Contact Optimization: A 1:1 marketer’s use of industry software to centralize business rules, constraints, and priorities and customer preferences that they can apply during a campaign segmentation to ensure the final target audience comprises only the individuals for whom that campaign represents the optimal mix of message, offer, time, and channel to meet current business objectives.
Answer: As optimized campaigns typically produce better results, I am somewhat perplexed as to why we still have industry colleagues who do not use these tools in concert with their campaign management solutions.
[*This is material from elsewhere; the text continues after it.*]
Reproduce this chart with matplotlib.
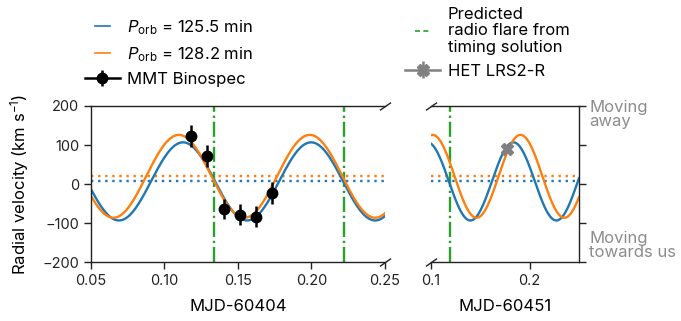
import numpy as np
import matplotlib
matplotlib.use("Agg")
import matplotlib.pyplot as plt
from matplotlib.lines import Line2D
from matplotlib.legend_handler import HandlerLine2D
from matplotlib.ticker import FixedLocator, FormatStrFormatter

plt.rcParams['font.family'] = ['Inter', 'DejaVu Sans']
plt.rcParams['mathtext.fontset'] = 'custom'
plt.rcParams['mathtext.rm'] = 'Inter'
plt.rcParams['mathtext.it'] = 'Inter:italic'

# Orbital solutions (two candidate periods)
period_min = [125.5, 128.2]
gamma_kms = [7.0, 20.0]
semi_amp_kms = [100.0, 106.0]
t_peak_night1 = [0.1126, 0.1098]   # MJD-60404
t_peak_night2 = [0.1835, 0.1907]   # MJD-60451
curve_colors = ['#1f77b4', '#ff7f0e']

# MMT Binospec velocities (MJD-60404)
mmt_t = [0.1182, 0.1290, 0.1402, 0.1514, 0.1624, 0.1731]
mmt_rv = [123, 72, -64, -78, -83, -22]
mmt_err = [29, 28, 26, 26, 27, 28]

# HET LRS2-R velocity (MJD-60451)
het_t = [0.1772]
het_rv = [90]
het_err = [8]

# Predicted radio flares from the timing solution
flare_night1 = [0.1336, 0.2224]
flare_night2 = [0.1194]

fig = plt.figure(figsize=(6.81, 3.21), dpi=100)
ax1 = fig.add_axes([0.1336, 0.1829, 0.4317, 0.4869])
ax2 = fig.add_axes([0.6329, 0.1829, 0.2173, 0.4869])

lw = 1.7
green = '#2ca02c'


def rv_curve(t, i, tpk):
    p_day = period_min[i] / 1440.0
    return gamma_kms[i] + semi_amp_kms[i] * np.cos(2 * np.pi * (t - tpk) / p_day)


for ax, xlim, tpk in [(ax1, (0.05, 0.25), t_peak_night1), (ax2, (0.1, 0.25), t_peak_night2)]:
    t = np.linspace(xlim[0], xlim[1], 800)
    for i in range(2):
        ax.plot(t, rv_curve(t, i, tpk[i]), color=curve_colors[i], lw=lw, zorder=2)
        ax.axhline(gamma_kms[i], color=curve_colors[i], lw=lw, ls=(0, (1, 2)), zorder=1)
    ax.set_xlim(*xlim)
    ax.set_ylim(-200, 200)
    ax.tick_params(direction='out', length=5, width=1, labelsize=10.5, colors='#222222')
    for s in ax.spines.values():
        s.set_linewidth(1)
        s.set_color('#222222')

for x in flare_night1:
    ax1.axvline(x, color=green, lw=lw, ls='-.', zorder=1.5)
for x in flare_night2:
    ax2.axvline(x, color=green, lw=lw, ls='-.', zorder=1.5)

ax1.errorbar(mmt_t, mmt_rv, yerr=mmt_err, fmt='o', color='black', ms=7.5,
             elinewidth=1.8, capsize=0, zorder=4)
ax2.errorbar(het_t, het_rv, yerr=het_err, fmt='X', color='#808080', ms=9,
             elinewidth=1.8, capsize=0, zorder=4)

# left panel
ax1.spines['right'].set_visible(False)
ax1.yaxis.set_major_locator(FixedLocator([-200, -100, 0, 100, 200]))
ax1.xaxis.set_major_locator(FixedLocator([0.05, 0.10, 0.15, 0.20, 0.25]))
ax1.xaxis.set_major_formatter(FormatStrFormatter('%.2f'))
ax1.set_xlabel('MJD-60404', fontsize=12, labelpad=8)
ax1.set_ylabel('Radial velocity (km s$^{-1}$)', fontsize=12, labelpad=8)

# right panel
ax2.spines['left'].set_visible(False)
ax2.yaxis.tick_right()
ax2.yaxis.set_major_locator(FixedLocator([-200, -100, 0, 100, 200]))
ax2.tick_params(axis='y', labelright=False, labelleft=False)
ax2.xaxis.set_major_locator(FixedLocator([0.1, 0.2]))
ax2.xaxis.set_major_formatter(FormatStrFormatter('%.1f'))
ax2.set_xlabel('MJD-60451', fontsize=12, labelpad=8)

# break marks
kw = dict(marker=[(-1, -0.7), (1, 0.7)], markersize=8, linestyle='none',
          color='#222222', mec='#222222', mew=1, clip_on=False)
ax1.plot([1, 1], [0, 1], transform=ax1.transAxes, **kw)
ax2.plot([0, 0], [0, 1], transform=ax2.transAxes, **kw)

# direction annotations
ax2.text(1.07, 1.04, 'Moving\naway', transform=ax2.transAxes, fontsize=12,
         color='#8c8c8c', va='top', ha='left', linespacing=0.95)
ax2.text(1.07, 0.20, 'Moving\ntowards us', transform=ax2.transAxes, fontsize=12,
         color='#8c8c8c', va='top', ha='left', linespacing=0.95)


class ShortLineHandler(HandlerLine2D):
    def __init__(self, frac=0.45, **kwargs):
        super().__init__(**kwargs)
        self.frac = frac

    def create_artists(self, legend, orig_handle, xdescent, ydescent, width,
                       height, fontsize, trans):
        arts = super().create_artists(legend, orig_handle, xdescent, ydescent,
                                      width, height, fontsize, trans)
        for a in arts:
            x = np.asarray(a.get_xdata(), dtype=float)
            c = 0.5 * (x.min() + x.max())
            a.set_xdata(c + (x - c) * self.frac)
        return arts


h_blue = Line2D([], [], color=curve_colors[0], lw=1.2)
h_orange = Line2D([], [], color=curve_colors[1], lw=1.2)
h_mmt = ax1.errorbar([], [], yerr=[], fmt='o', color='black', ms=7.5,
                     elinewidth=1.8, lw=1.8, ls='-', capsize=0)
h_flare = Line2D([], [], color=green, lw=1.2, ls=(0, (3, 2)))
h_het = ax2.errorbar([], [], yerr=[], fmt='X', color='#808080', ms=9,
                     elinewidth=1.8, lw=1.8, ls='-', capsize=0)

leg1 = fig.legend([h_blue, h_orange, h_mmt],
                  [r'$P_{\rm orb}$ = 125.5 min', r'$P_{\rm orb}$ = 128.2 min', 'MMT Binospec'],
                  handler_map={h_blue: ShortLineHandler(), h_orange: ShortLineHandler()},
                  loc='upper left', bbox_to_anchor=(0.115, 0.965), frameon=False,
                  fontsize=12, handlelength=2.1, handletextpad=0.45, labelspacing=0.5,
                  borderaxespad=0)
leg2 = fig.legend([h_flare, h_het],
                  ['Predicted\nradio flare from\ntiming solution', 'HET LRS2-R'],
                  handler_map={h_flare: ShortLineHandler()},
                  loc='upper left', bbox_to_anchor=(0.585, 1.0), frameon=False,
                  fontsize=12, handlelength=2.1, handletextpad=0.45, labelspacing=0.5,
                  borderaxespad=0)
leg2.get_texts()[0].set_linespacing(1.15)

fig.savefig('out.png', dpi=100)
Here’s my thoughts about why I think they should use contact optimization solutions -- for reasons that benefit the professional, the company, the customer as well as industry peers:
• Relevance: Show you know and listen to your customers, or you may pay the price. Yesterday’s overlooked marketing messages are today’s annoyance, as consumer apathy turns to anger and hostility. Emerging communication venues like social networks can turn a “private” matter public in just a few minutes, weaving and leaving a wrath of brand bashing that will need to be silenced and reversed.
• Accountability: Unwanted messages are, simply put, marketing resource waste. With increasing pressure to cut cost and grow revenue for maximum ROI, we have our marching orders. Management’s accountability mandate gives us license to optimize and an opportunity to move away from defending spend to championing and promoting its value.
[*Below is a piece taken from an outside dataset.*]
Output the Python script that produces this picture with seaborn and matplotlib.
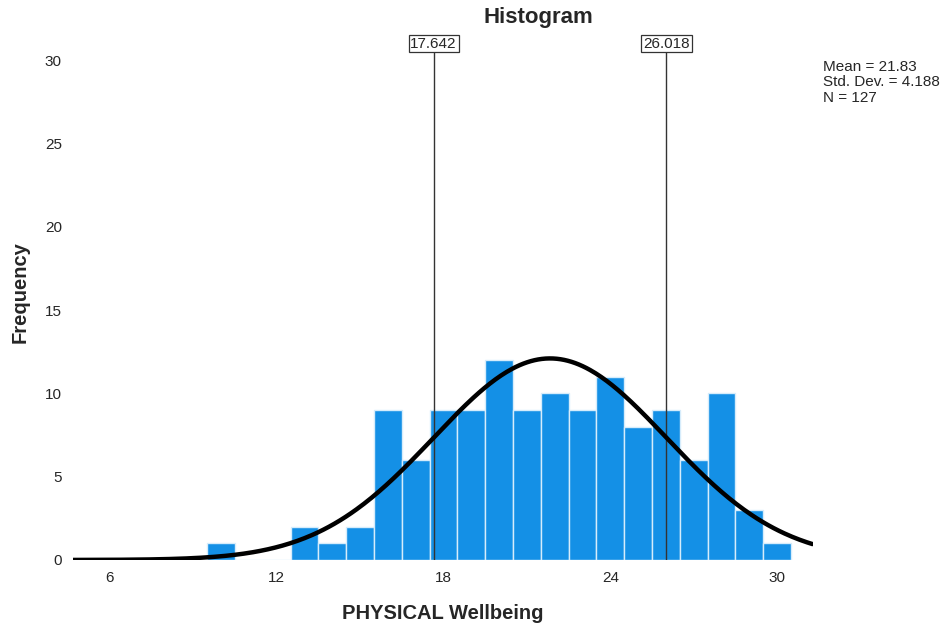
import numpy as np
import pandas as pd
import matplotlib
matplotlib.use("Agg")
import matplotlib.pyplot as plt
import seaborn as sns

# Data
bin_start = 9.5
bin_width = 1.0
counts = [1, 0, 0, 2, 1, 2, 9, 6, 9, 9, 12, 9, 10, 9, 11, 8, 9, 6, 10, 3, 1]
mean_val = 21.83
sd_val = 4.188
n_val = 127
ref_lines = [17.642, 26.018]
x_ticks = [6, 12, 18, 24, 30]
y_ticks = [0, 5, 10, 15, 20, 25, 30]

sns.set_theme(style="white")
plt.rcParams['font.family'] = ['Liberation Sans', 'DejaVu Sans']

edges = bin_start + bin_width * np.arange(len(counts) + 1)
centers = (edges[:-1] + edges[1:]) / 2
df = pd.DataFrame({"value": centers, "count": counts})

fig = plt.figure(figsize=(9.47, 6.27), dpi=100)
ax = fig.add_axes([0.0771, 0.1069, 0.7817, 0.837])

sns.histplot(data=df, x="value", weights="count", bins=[float(e) for e in edges], ax=ax,
             color="#1490e6", alpha=1.0, edgecolor="#d6ecfb", linewidth=1.0, zorder=2)

for v in ref_lines:
    ax.plot([v, v], [0, 30.95], color="#333333", lw=1.0, zorder=3)
    ax.text(v, 31.0, f"{v:.3f}", ha="center", va="center", fontsize=11,
            bbox=dict(boxstyle="square,pad=0.12", fc="white", ec="#333333", lw=0.9), zorder=4)

xs = np.linspace(4.67, 31.27, 400)
ys = n_val * bin_width * np.exp(-0.5 * ((xs - mean_val) / sd_val) ** 2) / (sd_val * np.sqrt(2 * np.pi))
sns.lineplot(x=xs, y=ys, ax=ax, color="black", lw=3.2, zorder=5)

ax.set_xlim(4.67, 31.3)
ax.set_ylim(0, 31.5)
ax.set_xticks(x_ticks)
ax.set_yticks(y_ticks)
ax.set_xticklabels([str(t) for t in x_ticks], fontsize=11)
ax.set_yticklabels([str(t) for t in y_ticks], fontsize=11)
ax.tick_params(axis="both", length=0, pad=8)
for s in ax.spines.values():
    s.set_visible(False)

ax.set_xlabel("PHYSICAL Wellbeing", fontsize=14.5, fontweight="bold")
ax.set_ylabel("Frequency", fontsize=14.5, fontweight="bold")
ax.xaxis.set_label_coords(0.5, -0.083)
ax.yaxis.set_label_coords(-0.058, 0.51)
fig.text(0.568, 0.972, "Histogram", ha="center", va="center", fontsize=16, fontweight="bold")
fig.text(0.869, 0.905, f"Mean = {mean_val}\nStd. Dev. = {sd_val}\nN = {n_val}",
         ha="left", va="top", fontsize=11, linespacing=1.15)

fig.savefig("out.png", dpi=100)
• Responsibility: Keep the industry self-regulated. We have had only a handful of regulations and restrictions imposed on us over the many decades of 1:1 marketing. Key to a future with marketing freedom that mirrors our past is an ability to pro-actively adjust and align marketing strategies and tactics for mutual relationship benefit, as the customer perceives it.
• Reach: Prevent the creation of an email “postage stamp.” The big expense associated with off-line marketing tactics like direct mail and the complexities of a multi-channel marketing may have heavily influenced historical optimization solution use. As more of us have shifted our emphasis to online communications, a low cost channel, we may not see the “benefits.” This couldn’t be further from the truth, as the email glut continually causes ISPs to develop new ways to filter and block emails. Perhaps they may even begin charging “postage” to reach the inbox.
• B2B marketers are in need, too. As more B2B marketing organizations build marketing automation solutions with field enablement functionality, these firms will need to centralize contact rules and priorities to ensure that Sales and Marketing teams with access to the same pool of prospect and leads are aligned in their messages, offers, and treatments. With their focus on the integration of their demand generation and lead nurturing solution with their SFA tool, most B2B firms overlook the importance of establishing and automating contact management processes.
We have the means to not only respect customers’ marketing “rights,” but we have the duty to do so! I can incorporate easily and efficiently the customers’ “rights” in my marketing strategies and tactics without compromising business performance. So can you!